How does time management improve decision-making speed?

By establishing clear decision forums, escalation paths, and decision ownership, organisations reduce bottlenecks and ambiguity. This prevents delays caused by over-consultation, unclear authority, or competing priorities, enabling faster and more confident decision-making.


Can better time management reduce employee burnout?

Yes. When time is managed systematically, organisations reduce unnecessary meetings, conflicting priorities, last-minute escalations, and sustained overload. This creates more predictable workloads, clearer expectations, and healthier execution patterns, all of which support employee wellbeing.


How does time management relate to governance and control?

Time management is a core component of governance. It defines when decisions are made, how often progress is reviewed, and how quickly issues are escalated. Effective governance relies on disciplined time structures to maintain visibility, accountability, and control.


What is the first step to improving time management at scale?

The first step is recognising time as a strategic asset. From there, organisations should assess how leadership time, meetings, decision cycles, and project portfolios are currently structured, then redesign these elements to better support strategy execution and operational discipline.
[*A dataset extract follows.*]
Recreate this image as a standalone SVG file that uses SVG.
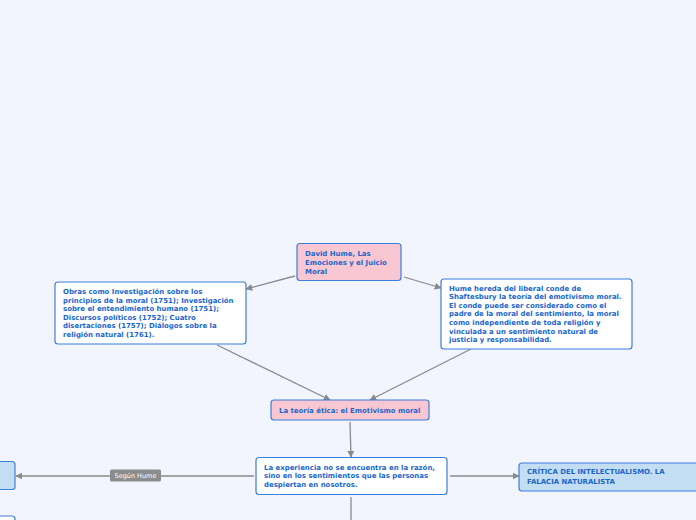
<svg xmlns="http://www.w3.org/2000/svg" width="696" height="520" viewBox="0 0 696 520">
<defs>
<marker id="ah" viewBox="0 0 10 10" refX="9" refY="5" markerWidth="7" markerHeight="7" orient="auto" markerUnits="userSpaceOnUse"><path d="M0,0 L10,5 L0,10 z" fill="#8a8a8a"/></marker>
<style>
.n{stroke:#3a7fdc;stroke-width:1.2}
.w{fill:#ffffff}
.p{fill:#f9c7d1}
.b{fill:#c3ddf2}
.t{font-family:"DejaVu Sans",Verdana,sans-serif;font-weight:bold;font-size:6.95px;fill:#1a66cc}
.c{stroke:#8a8a8a;stroke-width:1.3;fill:none}
</style>
</defs>
<rect width="696" height="520" fill="#f2f5fe"/>
<g id="connectors">
<path class="c" d="M295,276 L246,289" marker-end="url(#ah)"/>
<path class="c" d="M404,277 L441,288" marker-end="url(#ah)"/>
<path class="c" d="M217,345 L330,400" marker-end="url(#ah)"/>
<path class="c" d="M471,349 L370,400" marker-end="url(#ah)"/>
<path class="c" d="M350,422 L351,457" marker-end="url(#ah)"/>
<path class="c" d="M254,476 L16,476" marker-end="url(#ah)"/>
<path class="c" d="M450,476 L519,476" marker-end="url(#ah)"/>
<path class="c" d="M351,497 L351,520"/>
<rect x="110" y="469.5" width="51" height="12" rx="1.5" fill="#8c8c8c"/>
<text x="135.5" y="478" text-anchor="middle" style="font-family:'DejaVu Sans',Verdana,sans-serif;font-size:6.5px;fill:#ffffff">Según Hume</text>
</g>
<g id="root">
<rect class="n p" x="297" y="243.5" width="104" height="37" rx="3"/>
<text class="t"><tspan x="305" y="256">David Hume, Las</tspan><tspan x="305" y="265">Emociones y el Juicio</tspan><tspan x="305" y="274">Moral</tspan></text>
</g>
<g id="obras">
<rect class="n w" x="55" y="282" width="191" height="62" rx="3"/>
<text class="t"><tspan x="63" y="294">Obras como Investigación sobre los</tspan><tspan x="63" y="302.6">principios de la moral (1751); Investigación</tspan><tspan x="63" y="311.2">sobre el entendimiento humano (1751);</tspan><tspan x="63" y="319.8">Discursos políticos (1752); Cuatro</tspan><tspan x="63" y="328.4">disertaciones (1757); Diálogos sobre la</tspan><tspan x="63" y="337">religión natural (1761).</tspan></text>
</g>
<g id="shaftesbury">
<rect class="n w" x="441" y="279" width="191" height="70" rx="3"/>
<text class="t"><tspan x="449" y="290.5">Hume hereda del liberal conde de</tspan><tspan x="449" y="299.1">Shaftesbury la teoría del emotivismo moral.</tspan><tspan x="449" y="307.7">El conde puede ser considerado como el</tspan><tspan x="449" y="316.3">padre de la moral del sentimiento, la moral</tspan><tspan x="449" y="324.9">como independiente de toda religión y</tspan><tspan x="449" y="333.5">vinculada a un sentimiento natural de</tspan><tspan x="449" y="342.1">justicia y responsabilidad.</tspan></text>
</g>
<g id="teoria">
<rect class="n p" x="271" y="400" width="158" height="20" rx="3"/>
<text class="t" x="279" y="413">La teoría ética: el Emotivismo moral</text>
</g>
<g id="experiencia">
<rect class="n w" x="256" y="457.5" width="191" height="37" rx="3"/>
<text class="t"><tspan x="264" y="469.5">La experiencia no se encuentra en la razón,</tspan><tspan x="264" y="478.1">sino en los sentimientos que las personas</tspan><tspan x="264" y="486.7">despiertan en nosotros.</tspan></text>
</g>
<g id="critica">
<rect class="n b" x="519" y="463" width="185" height="28" rx="3"/>
<text class="t"><tspan x="527" y="474">CRÍTICA DEL INTELECTUALISMO. LA</tspan><tspan x="527" y="483.5">FALACIA NATURALISTA</tspan></text>
</g>
<g id="left-node">
<rect class="n b" x="-10" y="461.5" width="25" height="28" rx="3"/>
</g>
<g id="bottom-left-node">
<rect class="n w" x="-10" y="516" width="25" height="20" rx="3"/>
</g>
</svg>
Explore "Making time management the organization’s priority" a detailed guide from McKinsey that provides ecellent insights into Time Management


Conclusion

The most effective time management methods in enterprises are those that scale beyond individual productivity and embed prioritization, governance, and capacity awareness into how the organization operates. OKRs, portfolio-based allocation, Lean flow, Agile timeboxing, and meeting governance all provide proven mechanisms for managing time as a strategic asset.


Organizations that treat time management as an enterprise capability rather than a personal skill gain a durable advantage in execution, resilience, and leadership effectiveness.